**The task**
Give an exact transcription of every line, dropping the images.

--- start ---

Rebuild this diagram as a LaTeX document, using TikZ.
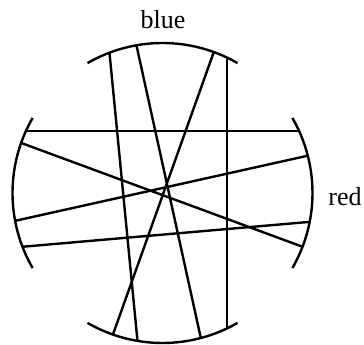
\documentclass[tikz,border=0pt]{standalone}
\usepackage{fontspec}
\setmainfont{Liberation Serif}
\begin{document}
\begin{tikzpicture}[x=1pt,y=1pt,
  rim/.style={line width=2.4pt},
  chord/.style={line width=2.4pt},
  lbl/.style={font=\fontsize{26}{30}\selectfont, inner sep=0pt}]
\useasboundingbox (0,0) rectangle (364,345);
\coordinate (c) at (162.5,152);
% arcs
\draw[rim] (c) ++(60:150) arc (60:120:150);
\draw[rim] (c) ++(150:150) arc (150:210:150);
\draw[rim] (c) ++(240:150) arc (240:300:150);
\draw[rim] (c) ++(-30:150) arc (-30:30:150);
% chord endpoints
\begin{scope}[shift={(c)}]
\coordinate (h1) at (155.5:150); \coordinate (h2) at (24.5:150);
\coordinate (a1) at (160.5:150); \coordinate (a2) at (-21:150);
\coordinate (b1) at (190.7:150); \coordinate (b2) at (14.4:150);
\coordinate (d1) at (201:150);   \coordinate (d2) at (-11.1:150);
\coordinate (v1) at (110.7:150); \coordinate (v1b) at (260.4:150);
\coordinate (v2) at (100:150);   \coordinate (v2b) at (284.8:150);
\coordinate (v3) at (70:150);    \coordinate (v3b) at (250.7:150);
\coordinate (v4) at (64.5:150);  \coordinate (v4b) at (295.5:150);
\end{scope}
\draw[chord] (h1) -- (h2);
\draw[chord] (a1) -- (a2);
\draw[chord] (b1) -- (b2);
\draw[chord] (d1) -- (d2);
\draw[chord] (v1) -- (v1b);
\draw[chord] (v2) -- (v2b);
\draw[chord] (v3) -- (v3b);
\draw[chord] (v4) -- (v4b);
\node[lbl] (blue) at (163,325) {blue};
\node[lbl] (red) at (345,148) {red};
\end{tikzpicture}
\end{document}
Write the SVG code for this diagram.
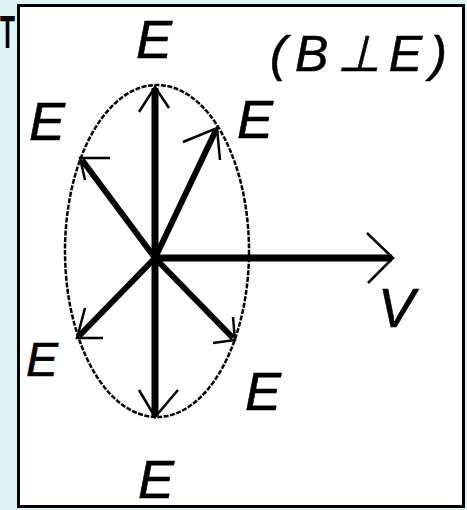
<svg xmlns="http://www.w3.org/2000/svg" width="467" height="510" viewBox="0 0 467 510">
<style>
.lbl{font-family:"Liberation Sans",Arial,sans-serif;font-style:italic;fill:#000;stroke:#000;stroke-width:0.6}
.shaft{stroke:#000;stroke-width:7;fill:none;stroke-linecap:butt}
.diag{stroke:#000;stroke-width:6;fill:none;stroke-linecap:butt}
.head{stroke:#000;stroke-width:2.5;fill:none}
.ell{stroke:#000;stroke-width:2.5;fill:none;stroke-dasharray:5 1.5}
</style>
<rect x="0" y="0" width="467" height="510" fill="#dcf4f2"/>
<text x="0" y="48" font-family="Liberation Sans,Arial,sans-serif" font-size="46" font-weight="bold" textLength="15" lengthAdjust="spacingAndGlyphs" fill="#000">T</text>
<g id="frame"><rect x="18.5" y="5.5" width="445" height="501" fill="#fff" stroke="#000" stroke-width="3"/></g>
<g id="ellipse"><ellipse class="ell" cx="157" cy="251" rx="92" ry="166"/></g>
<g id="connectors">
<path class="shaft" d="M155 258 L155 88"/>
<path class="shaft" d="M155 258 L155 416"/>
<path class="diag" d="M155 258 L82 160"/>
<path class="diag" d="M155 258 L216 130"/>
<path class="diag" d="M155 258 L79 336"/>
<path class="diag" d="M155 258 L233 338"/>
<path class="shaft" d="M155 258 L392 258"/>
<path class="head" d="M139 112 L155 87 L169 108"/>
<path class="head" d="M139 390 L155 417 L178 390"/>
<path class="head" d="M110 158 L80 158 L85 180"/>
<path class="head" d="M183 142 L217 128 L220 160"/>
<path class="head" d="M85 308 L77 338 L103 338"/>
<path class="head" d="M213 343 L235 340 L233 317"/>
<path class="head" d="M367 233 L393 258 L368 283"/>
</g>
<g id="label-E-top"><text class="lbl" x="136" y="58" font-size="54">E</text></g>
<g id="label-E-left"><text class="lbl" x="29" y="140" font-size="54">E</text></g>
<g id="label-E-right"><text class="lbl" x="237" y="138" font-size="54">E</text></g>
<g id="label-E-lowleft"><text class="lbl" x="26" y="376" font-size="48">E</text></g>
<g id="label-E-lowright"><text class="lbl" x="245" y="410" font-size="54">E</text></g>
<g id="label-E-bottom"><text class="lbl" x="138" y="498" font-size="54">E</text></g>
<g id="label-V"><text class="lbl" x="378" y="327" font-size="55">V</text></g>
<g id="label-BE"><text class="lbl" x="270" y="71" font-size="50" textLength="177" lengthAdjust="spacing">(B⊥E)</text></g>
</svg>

--- end ---

**Exercise response**
Rebuild this diagram as a LaTeX document, using TikZ.
\documentclass[tikz,border=0pt]{standalone}
\usepackage{fontspec}
\setmainfont{Liberation Serif}
\begin{document}
\begin{tikzpicture}[x=1pt,y=1pt,
  rim/.style={line width=2.4pt},
  chord/.style={line width=2.4pt},
  lbl/.style={font=\fontsize{26}{30}\selectfont, inner sep=0pt}]
\useasboundingbox (0,0) rectangle (364,345);
\coordinate (c) at (162.5,152);
% arcs
\draw[rim] (c) ++(60:150) arc (60:120:150);
\draw[rim] (c) ++(150:150) arc (150:210:150);
\draw[rim] (c) ++(240:150) arc (240:300:150);
\draw[rim] (c) ++(-30:150) arc (-30:30:150);
% chord endpoints
\begin{scope}[shift={(c)}]
\coordinate (h1) at (155.5:150); \coordinate (h2) at (24.5:150);
\coordinate (a1) at (160.5:150); \coordinate (a2) at (-21:150);
\coordinate (b1) at (190.7:150); \coordinate (b2) at (14.4:150);
\coordinate (d1) at (201:150);   \coordinate (d2) at (-11.1:150);
\coordinate (v1) at (110.7:150); \coordinate (v1b) at (260.4:150);
\coordinate (v2) at (100:150);   \coordinate (v2b) at (284.8:150);
\coordinate (v3) at (70:150);    \coordinate (v3b) at (250.7:150);
\coordinate (v4) at (64.5:150);  \coordinate (v4b) at (295.5:150);
\end{scope}
\draw[chord] (h1) -- (h2);
\draw[chord] (a1) -- (a2);
\draw[chord] (b1) -- (b2);
\draw[chord] (d1) -- (d2);
\draw[chord] (v1) -- (v1b);
\draw[chord] (v2) -- (v2b);
\draw[chord] (v3) -- (v3b);
\draw[chord] (v4) -- (v4b);
\node[lbl] (blue) at (163,325) {blue};
\node[lbl] (red) at (345,148) {red};
\end{tikzpicture}
\end{document}
Write the SVG code for this diagram.
<svg xmlns="http://www.w3.org/2000/svg" width="467" height="510" viewBox="0 0 467 510">
<style>
.lbl{font-family:"Liberation Sans",Arial,sans-serif;font-style:italic;fill:#000;stroke:#000;stroke-width:0.6}
.shaft{stroke:#000;stroke-width:7;fill:none;stroke-linecap:butt}
.diag{stroke:#000;stroke-width:6;fill:none;stroke-linecap:butt}
.head{stroke:#000;stroke-width:2.5;fill:none}
.ell{stroke:#000;stroke-width:2.5;fill:none;stroke-dasharray:5 1.5}
</style>
<rect x="0" y="0" width="467" height="510" fill="#dcf4f2"/>
<text x="0" y="48" font-family="Liberation Sans,Arial,sans-serif" font-size="46" font-weight="bold" textLength="15" lengthAdjust="spacingAndGlyphs" fill="#000">T</text>
<g id="frame"><rect x="18.5" y="5.5" width="445" height="501" fill="#fff" stroke="#000" stroke-width="3"/></g>
<g id="ellipse"><ellipse class="ell" cx="157" cy="251" rx="92" ry="166"/></g>
<g id="connectors">
<path class="shaft" d="M155 258 L155 88"/>
<path class="shaft" d="M155 258 L155 416"/>
<path class="diag" d="M155 258 L82 160"/>
<path class="diag" d="M155 258 L216 130"/>
<path class="diag" d="M155 258 L79 336"/>
<path class="diag" d="M155 258 L233 338"/>
<path class="shaft" d="M155 258 L392 258"/>
<path class="head" d="M139 112 L155 87 L169 108"/>
<path class="head" d="M139 390 L155 417 L178 390"/>
<path class="head" d="M110 158 L80 158 L85 180"/>
<path class="head" d="M183 142 L217 128 L220 160"/>
<path class="head" d="M85 308 L77 338 L103 338"/>
<path class="head" d="M213 343 L235 340 L233 317"/>
<path class="head" d="M367 233 L393 258 L368 283"/>
</g>
<g id="label-E-top"><text class="lbl" x="136" y="58" font-size="54">E</text></g>
<g id="label-E-left"><text class="lbl" x="29" y="140" font-size="54">E</text></g>
<g id="label-E-right"><text class="lbl" x="237" y="138" font-size="54">E</text></g>
<g id="label-E-lowleft"><text class="lbl" x="26" y="376" font-size="48">E</text></g>
<g id="label-E-lowright"><text class="lbl" x="245" y="410" font-size="54">E</text></g>
<g id="label-E-bottom"><text class="lbl" x="138" y="498" font-size="54">E</text></g>
<g id="label-V"><text class="lbl" x="378" y="327" font-size="55">V</text></g>
<g id="label-BE"><text class="lbl" x="270" y="71" font-size="50" textLength="177" lengthAdjust="spacing">(B⊥E)</text></g>
</svg>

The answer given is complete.